It doesn’t seem possible to refer to musical prodigies as commonplace or 14-year-old virtuosos as over the hill but Newsweek provides some interesting insight about the increase in talented young musicians.
In its article, “Musical Prodigies Find Plenty of Youthful Company,” Newsweek writes: “Conservatories in Europe and North America report an increasing number of pre-teens who turn up for auditions flawlessly performing repertoire previously considered the domain of 25 year olds.”
The reason for this increase is uncertain. One person attributed the trend to the Olympic syndrome of wanting to break records and attain fame. Another mentioned the growing Chinese population that typically tends to value music education.
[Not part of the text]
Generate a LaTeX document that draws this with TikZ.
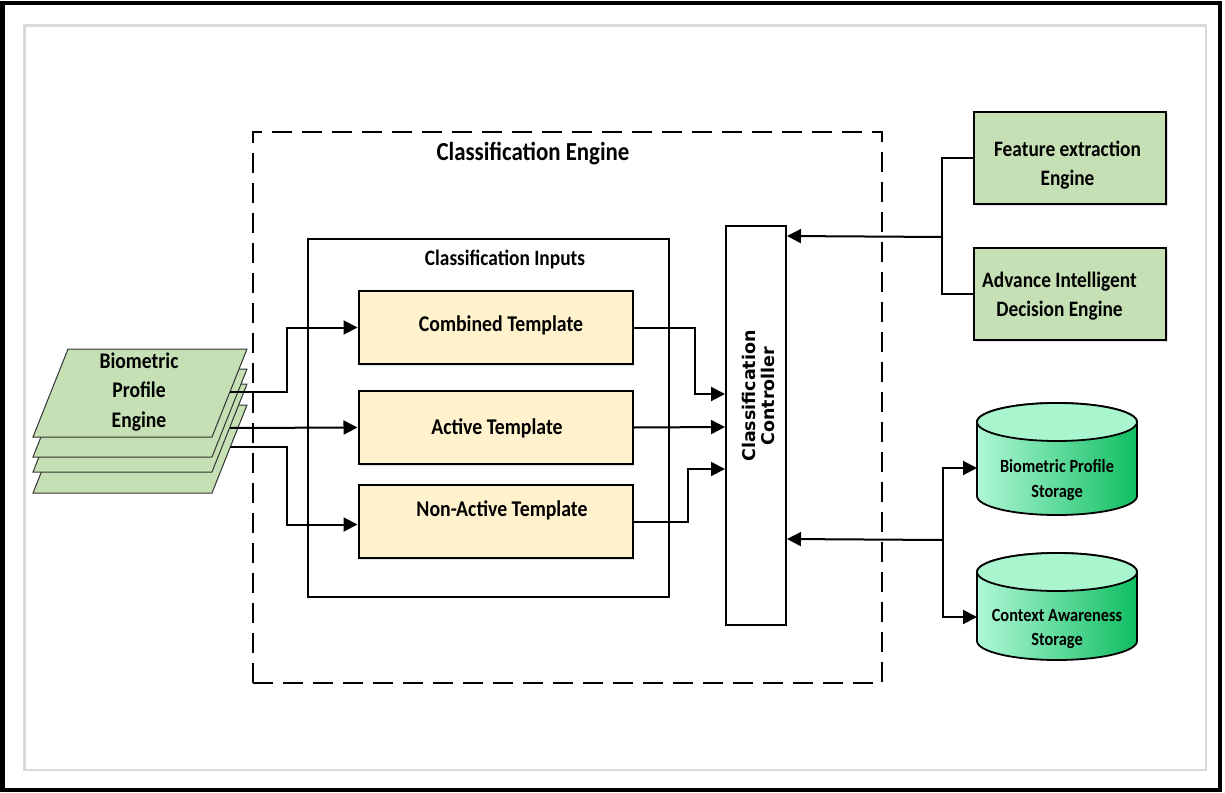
\documentclass[tikz,border=0pt]{standalone}
\usepackage{fontspec}
\setmainfont{Carlito}[FakeStretch=0.88]
\newfontfamily\ctrlfont{DejaVu Sans}
\usetikzlibrary{arrows.meta,shadows,calc}
\definecolor{boxgreen}{HTML}{C5E0B4}
\definecolor{tmplfill}{HTML}{FFF2CC}
\definecolor{cylL}{HTML}{B0F7D6}
\definecolor{cylR}{HTML}{10BE62}
\definecolor{cyltop}{HTML}{A8F5CE}
\definecolor{framegrey}{HTML}{D9D9D9}
\newcommand\mycyl[3]{%
  \path[left color=cylL, right color=cylR, draw=black, line width=1.8pt]
    (#1-80,#2) -- (#1-80,#3) arc[start angle=180,end angle=360,x radius=80pt,y radius=19pt]
    -- (#1+80,#2) arc[start angle=0,end angle=180,x radius=80pt,y radius=19pt] -- cycle;
  \draw[fill=cyltop, line width=1.8pt] (#1,#2) ellipse[x radius=80pt, y radius=19pt];}
\newcommand\mylayer[1]{%
  \draw[fill=boxgreen, draw=black!80, line width=1pt]
    (68,349+#1) -- (247,349+#1) -- (212,437+#1) -- (33,437+#1) -- cycle;}
\begin{document}
\begin{tikzpicture}[x=1pt,y=-1pt,
  lbl/.style={font=\bfseries\fontsize{22}{29}\selectfont, align=center, inner sep=0},
  tmpl/.style={draw, line width=2pt, fill=tmplfill, minimum width=274pt, minimum height=73pt, inner sep=0,
     drop shadow={shadow xshift=1.5pt, shadow yshift=-1.5pt, opacity=0.25}},
  gbox/.style={draw, line width=2pt, fill=boxgreen, minimum width=192pt, minimum height=92pt, inner sep=0,
     drop shadow={shadow xshift=1.5pt, shadow yshift=-1.5pt, opacity=0.25}},
  arr/.style={line width=2pt, -{Triangle[length=14pt,width=14pt]}},
  ln/.style={line width=2pt}]
\useasboundingbox (0,0) rectangle (1225,792);
% frames
\draw[line width=4.5pt] (2.5,3) rectangle (1220,790);
\draw[framegrey, line width=2.5pt] (24.5,25.5) rectangle (1206,770);
% classification engine
\node[draw, line width=2pt, dash pattern=on 20pt off 10pt, minimum width=629pt, minimum height=551pt, inner sep=0] (ce) at (567.5,407.5) {};
\node[lbl, font=\bfseries\fontsize{26}{30}\selectfont] (cet) at (533,154) {Classification Engine};
\node[draw, line width=2pt, minimum width=361pt, minimum height=358pt, inner sep=0] (ci) at (488.5,418) {};
\node[lbl] (cit) at (505,259) {Classification Inputs};
% templates
\node[tmpl] (comb) at (495.5,327.5) {};
\node[lbl, font=\bfseries\fontsize{22.5}{26}\selectfont] (combt) at (501,325) {Combined Template};
\node[tmpl] (act) at (495.5,427.5) {};
\node[lbl, font=\bfseries\fontsize{22.5}{26}\selectfont] (actt) at (497,428) {Active Template};
\node[tmpl] (nonact) at (495.5,521.5) {};
\node[lbl, font=\bfseries\fontsize{22.5}{26}\selectfont] (nonactt) at (502,510) {Non-Active Template};
% controller
\node[draw, line width=2pt, fill=white, minimum width=60pt, minimum height=399pt, inner sep=0] (ctrl) at (756,425.5) {};
\node[rotate=90, align=center, inner sep=0, font=\ctrlfont\bfseries\fontsize{17.5}{19}\selectfont] (ctrlt) at (758,396) {Classification\\Controller};
% right boxes
\node[gbox] (fe) at (1070,158) {};
\node[lbl] (fet) at (1067.5,165.5) {Feature extraction\\Engine};
\node[gbox] (ai) at (1070,294) {};
\node[lbl] (ait) at (1059.5,296) {Advance Intelligent\\Decision Engine};
% cylinders
\mycyl{1057}{422}{496}
\node[lbl, font=\bfseries\fontsize{18.6}{25}\selectfont] (bps) at (1057,480.5) {Biometric Profile\\Storage};
\mycyl{1057}{572}{641}
\node[lbl, font=\bfseries\fontsize{18.6}{24}\selectfont] (cas) at (1057,629) {Context Awareness\\Storage};
% stack
\mylayer{56}
\mylayer{35}
\mylayer{20}
\mylayer{0}
\node[lbl, font=\bfseries\fontsize{22.3}{29.5}\selectfont] (bpe) at (139,392) {Biometric\\Profile\\Engine};
% connectors from stack
\coordinate (s1) at (230,392);
\coordinate (s2) at (230,428);
\coordinate (s3) at (230,447);
\draw[arr] (s1) -- ++(57,0) |- (comb.west);
\draw[arr] (s2) -- (act.west);
\draw[arr] (s3) -- ++(57,0) |- ($(nonact.west)+(0,3)$);
% to controller
\draw[arr] (comb.east) -- ++(61,0) |- ($(ctrl.north west)+(0,169)$);
\draw[arr] (act.east) -- ($(ctrl.north west)+(0,202)$);
\draw[arr] (nonact.east) -- ++(54,0) |- ($(ctrl.north west)+(0,244)$);
% right side
\coordinate (j1) at (943,237);
\coordinate (j2) at (943,540);
\draw[ln] (fe.west) -- ++(-31,0) |- (ai.west);
\draw[arr] (j1) -- ($(ctrl.north east)+(0,11)$);
\coordinate (bpsin) at (977,468);
\coordinate (casin) at (977,617);
\draw[arr] (j2) -- ($(ctrl.north east)+(0,314)$);
\draw[arr] (j2) |- (bpsin);
\draw[arr] (j2) |- (casin);
\end{tikzpicture}
\end{document}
It is estimated that there are 30 million young pianists in China.
Music, however, is not just technical perfection — hitting the right notes and executing difficult passages. It’s also about artistry and creating an emotional connection with the music and to the audience.
Just ask Gabriela Montero, a Venezuelan pianist and a former a child prodigy who made her musical debut when she was just 8 years old. She stopped playing piano at 18 years old and lived life outside of the piano. She returned two years later and says the break added meaning to her work.
“The danger is that we’re creating machines that can play any piece at any speed,” Montero told Newsweek. “As an artist you have to say something to say, but you don’t have anything to say if you’ve spent your life in a practice room.”
What do you think? Is the increase in young music prodigies good or bad?